Entries in Analytics (2)
Gypsii Plots Life-Recorded Futures, Bringing Cultures and Geographies Closer Together
Tobler's first law of geography states that the closer places and people are to each another, the more similar they are or are likely to be. This Newtonian-inspired law and universal truth for the physical world of geography has equally held true for human, geopolitical, and socioeconomic geographical patterns. The doctrine may soon need rewriting though. Social networking applications of a flat, connected, instantaneous, and networked-world of social and human collaboration are beginning to challenge the principle.

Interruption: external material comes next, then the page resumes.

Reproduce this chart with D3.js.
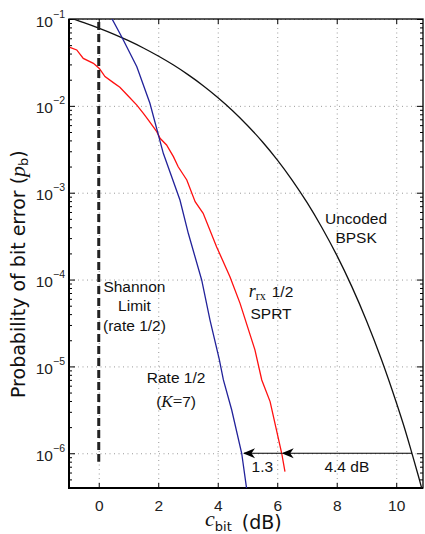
<!DOCTYPE html>
<html>
<head>
<meta charset="utf-8">
<script src="https://cdn.jsdelivr.net/npm/d3@7"></script>
<style>
body { margin: 0; background: #fff; }
svg { display: block; }
.ann { font-family: "Liberation Sans", Arial, sans-serif; font-size: 15.5px; fill: #111; }
.tk { font-family: "Liberation Sans", Arial, sans-serif; fill: #222; }
</style>
</head>
<body>
<svg id="chart" width="425" height="534"></svg>
<script>
// uncoded BPSK
var bpskDb = [-1, -0.5, 0, 0.5, 1, 1.5, 2, 2.5, 3, 3.5, 4, 4.5, 5, 5.5, 6, 6.5, 7, 7.5, 8, 8.5, 9, 9.5, 10, 10.25, 10.5, 10.75, 11]
var bpskPb = [0.104, 0.0909, 0.0786, 0.0671, 0.0563, 0.0464, 0.0375, 0.0297, 0.0229, 0.0172, 0.0125, 0.0088, 0.00595, 0.00386,
  0.00239, 0.0014, 7.73e-4, 3.98e-4, 1.91e-4, 8.4e-5, 3.36e-5, 1.21e-5, 3.87e-6, 2.1e-6, 1.08e-6, 5.4e-7, 2.6e-7]

// rate 1/2 SPRT (red)
var sprtDb = [-0.97, -0.74, -0.52, -0.18, 0.02, 0.21, 0.49, 0.71, 0.99, 1.28, 1.5, 1.67, 1.95, 2.06, 2.28, 2.51, 2.67, 2.96,
  3.24, 3.51, 3.96, 4.41, 4.75, 5.25, 5.48, 5.76, 6.15, 6.26]
var sprtPb = [0.0472, 0.044, 0.0352, 0.0309, 0.027, 0.0217, 0.0185, 0.0164, 0.013, 0.0102, 0.0082, 0.00687, 0.00504, 0.00423,
  0.00354, 0.0026, 0.00199, 0.0014, 7.87e-4, 5.79e-4, 2.39e-4, 1.08e-4, 5.32e-5, 1.55e-5, 6.98e-6, 3.93e-6, 1.0e-6, 6.14e-7]

// rate 1/2, K=7 (blue)
var convDb = [0.35, 0.435, 0.77, 1.28, 1.72, 2.17, 2.73, 3.01, 3.46, 3.74, 4.05, 4.19, 4.47, 4.805, 4.97]
var convPb = [0.115, 0.102, 0.0625, 0.0282, 0.0107, 0.00284, 8.24e-4, 3.41e-4, 9.89e-5, 3.42e-5, 1.21e-5, 6.98e-6, 3.15e-6, 1.0e-6, 3.94e-7]

var shannonDb = 0
var shannonPb = [0.1, 8e-7]

var arrowFrom = [10.53, 6.15]
var arrowTo = [6.15, 4.85]
var arrowLevel = 1e-6
var arrowText = ['4.4 dB', '1.3']

var xTicks = [0, 2, 4, 6, 8, 10]
var yDecades = [-6, -5, -4, -3, -2, -1]

var svg = d3.select('#chart')
var pl = 69, pr = 423, pt = 19, pb = 488

var x = d3.scaleLinear().domain([-1, 10.9]).range([pl, pr])
var y = d3.scaleLog().domain([Math.pow(10, -6.4), 0.1]).range([pb, pt])

var minors = []
for (var e = -7; e <= -2; e++) {
  for (var k = 2; k <= 9; k++) {
    var v = k * Math.pow(10, e)
    if (v >= y.domain()[0] && v <= 0.1) minors.push(v)
  }
}
var majors = yDecades.map(function(d) { return Math.pow(10, d) })

var defs = svg.append('defs')
defs.append('clipPath').attr('id', 'clip')
  .append('rect').attr('x', pl).attr('y', pt).attr('width', pr - pl).attr('height', pb - pt)

// grid
var grid = svg.append('g').attr('stroke', '#9a9a9a').attr('stroke-width', 1).attr('stroke-dasharray', '1,3.5')
grid.selectAll('.gx').data(xTicks).join('line')
  .attr('x1', function(d) { return x(d) + 0.5 }).attr('x2', function(d) { return x(d) + 0.5 })
  .attr('y1', pt).attr('y2', pb)
grid.selectAll('.gy').data(majors).join('line')
  .attr('x1', pl).attr('x2', pr)
  .attr('y1', function(d) { return y(d) + 0.5 }).attr('y2', function(d) { return y(d) + 0.5 })

// axes
function styleAxis(g) {
  g.select('.domain').remove()
  g.selectAll('.tick line').attr('stroke', '#000').attr('stroke-width', 1)
}
svg.append('g').attr('transform', 'translate(0,' + pb + ')')
  .call(d3.axisBottom(x).tickValues(xTicks).tickSize(-5).tickPadding(12).tickFormat(d3.format('d')))
  .call(styleAxis)
  .call(function(g) { g.selectAll('text').attr('class', 'tk').attr('font-size', 15.5).attr('font-family', null).attr('fill', '#222') })
svg.append('g').attr('transform', 'translate(0,' + pt + ')')
  .call(d3.axisTop(x).tickValues(xTicks).tickSize(-5).tickFormat(''))
  .call(styleAxis)

svg.append('g').attr('transform', 'translate(' + pl + ',0)')
  .call(d3.axisLeft(y).tickValues(minors).tickSize(-3).tickFormat(''))
  .call(styleAxis)
svg.append('g').attr('transform', 'translate(' + pr + ',0)')
  .call(d3.axisRight(y).tickValues(minors).tickSize(-3).tickFormat(''))
  .call(styleAxis)
svg.append('g').attr('transform', 'translate(' + pr + ',0)')
  .call(d3.axisRight(y).tickValues(majors).tickSize(-6).tickFormat(''))
  .call(styleAxis)

var yAx = svg.append('g').attr('transform', 'translate(' + pl + ',0)')
  .call(d3.axisLeft(y).tickValues(majors).tickSize(-6).tickPadding(16).tickFormat(function() { return '10' }))
  .call(styleAxis)
yAx.selectAll('.tick text')
  .attr('class', 'tk').attr('font-size', 15.5).attr('font-family', null).attr('fill', '#222')
  .attr('dy', null).attr('y', 7)
yAx.selectAll('.tick').append('text')
  .attr('class', 'tk').attr('font-size', 10.5).attr('fill', '#222')
  .attr('x', -16).attr('y', -2).attr('text-anchor', 'start')
  .text(function(d) { return '\u2212' + Math.round(-Math.log10(d)) })

// frame
svg.append('rect').attr('x', pl).attr('y', pt).attr('width', pr - pl).attr('height', pb - pt)
  .attr('fill', 'none').attr('stroke', '#000').attr('stroke-width', 1.3)
svg.append('path').attr('d', 'M' + pl + ',' + pt + 'V' + pb + 'H' + pr)
  .attr('fill', 'none').attr('stroke', '#000').attr('stroke-width', 2)

// curves
var plot = svg.append('g').attr('clip-path', 'url(#clip)')
function drawCurve(xs, ys, color, curve) {
  var pts = xs.map(function(d, i) { return [d, ys[i]] })
  plot.append('path').datum(pts)
    .attr('fill', 'none').attr('stroke', color).attr('stroke-width', 1.3)
    .attr('d', d3.line().x(function(d) { return x(d[0]) }).y(function(d) { return y(d[1]) }).curve(curve))
}
drawCurve(bpskDb, bpskPb, '#111', d3.curveMonotoneX)
drawCurve(sprtDb, sprtPb, '#ff1010', d3.curveLinear)
drawCurve(convDb, convPb, '#22229a', d3.curveLinear)

// Shannon limit
plot.append('line')
  .attr('x1', x(shannonDb)).attr('x2', x(shannonDb))
  .attr('y1', y(shannonPb[0]) + 3).attr('y2', y(shannonPb[1]))
  .attr('stroke', '#222').attr('stroke-width', 3).attr('stroke-dasharray', '8,4')

// arrows
arrowFrom.forEach(function(d, i) {
  svg.append('line')
    .attr('x1', x(d)).attr('x2', x(arrowTo[i]) + 1)
    .attr('y1', y(arrowLevel)).attr('y2', y(arrowLevel))
    .attr('stroke', '#000').attr('stroke-width', 1.2)
  svg.append('path')
    .attr('d', 'M' + x(arrowTo[i]) + ',' + y(arrowLevel) + 'l12,-5l-3.5,5l3.5,5z')
    .attr('fill', '#000')
})
svg.selectAll('.alab').data(arrowText).join('text')
  .attr('class', 'ann').attr('text-anchor', 'middle')
  .attr('x', function(d, i) { return x((arrowFrom[i] + arrowTo[i]) / 2) })
  .attr('y', y(arrowLevel) + 19)
  .text(function(d) { return d })

// text annotations
function label(xd, yd, lines, gap) {
  var t = svg.append('text').attr('class', 'ann').attr('text-anchor', 'middle')
    .attr('x', x(xd)).attr('y', y(Math.pow(10, yd)))
  lines.forEach(function(l, i) {
    var ts = t.append('tspan').attr('x', x(xd)).attr('dy', i === 0 ? 0 : gap)
    l(ts)
  })
}
function plain(s) { return function(ts) { ts.text(s) } }

label(1.2, -4.143, [plain('Shannon'), plain('Limit'), plain('(rate 1/2)')], 19.5)
label(2.6, -5.19, [plain('Rate 1/2'), function(ts) {
  ts.append('tspan').text('(')
  ts.append('tspan').attr('font-family', 'Liberation Serif, serif').attr('font-style', 'italic').attr('font-size', 17).text('K')
  ts.append('tspan').attr('font-family', 'Liberation Serif, serif').attr('font-size', 17).text('=')
  ts.append('tspan').text('7)')
}], 24)
label(5.79, -4.2, [function(ts) {
  ts.append('tspan').attr('font-family', 'Liberation Serif, serif').attr('font-style', 'italic').attr('font-size', 18).text('r')
  ts.append('tspan').attr('font-family', 'Liberation Serif, serif').attr('font-size', 12).attr('dy', 3).text('rx')
  ts.append('tspan').attr('dy', -3).attr('dx', 6).text('1/2')
}, plain('SPRT')], 22)
label(8.65, -3.36, [plain('Uncoded'), plain('BPSK')], 19)

// axis titles
var xt = svg.append('text').attr('x', 205).attr('y', 529)
  .attr('font-family', 'DejaVu Sans, sans-serif').attr('font-size', 19).attr('fill', '#111')
xt.append('tspan').attr('font-family', 'Liberation Serif, serif').attr('font-style', 'italic').attr('font-size', 22).attr('dy', -3).text('c')
xt.append('tspan').attr('font-size', 13).attr('dy', 5).text('bit')
xt.append('tspan').attr('dy', -2).attr('dx', 10).text('(dB)')

var yt = svg.append('text').attr('transform', 'translate(25,398) rotate(-90)')
  .attr('font-family', 'DejaVu Sans, sans-serif').attr('font-size', 19).attr('fill', '#111')
yt.append('tspan').text('Probability of bit error (')
yt.append('tspan').attr('font-family', 'Liberation Serif, serif').attr('font-style', 'italic').attr('font-size', 22).text('p')
yt.append('tspan').attr('font-size', 13).attr('dy', 3).text('b')
yt.append('tspan').attr('dy', -3).text(')')
</script>
</body>
</html>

I recently spoke with Shane Lennon, SVP Strategy & Marketing at GyPSii about their location-enriched social networking & publishing service now available on devices offered by Garmin, Samsung, and Ramar. Six months following their launch, Gypsii is on its way to plotting a future where mobile users record life events, with subsequent social butterfly effects ripping across the globe at blink-of-an-eye Internet speeds, bringing people closer together in time and place continuum's. Gypsii use-cases range from northeastern US users contributing awe affinity to a post by a Norwegian user documenting a blizzard that dumped over 20ft of snow on Strynevatnet and the surrounding area... to citizens in China documenting the May 12 Sichuan Province earthquake well ahead of AP and other mainstream press coverage. Citizen entries by Thomas Wa and Peter Wang following the devastating 8.0 quake depict a shattered world of loss, recovery, and hope, with stunning photos on location. These amatuer observations were picked-up by mainstream press and shared instantly and globally which subsequently elevated hyper-localized awareness that lead to a pouring of social support and an influx of humanitarian aid from around the world.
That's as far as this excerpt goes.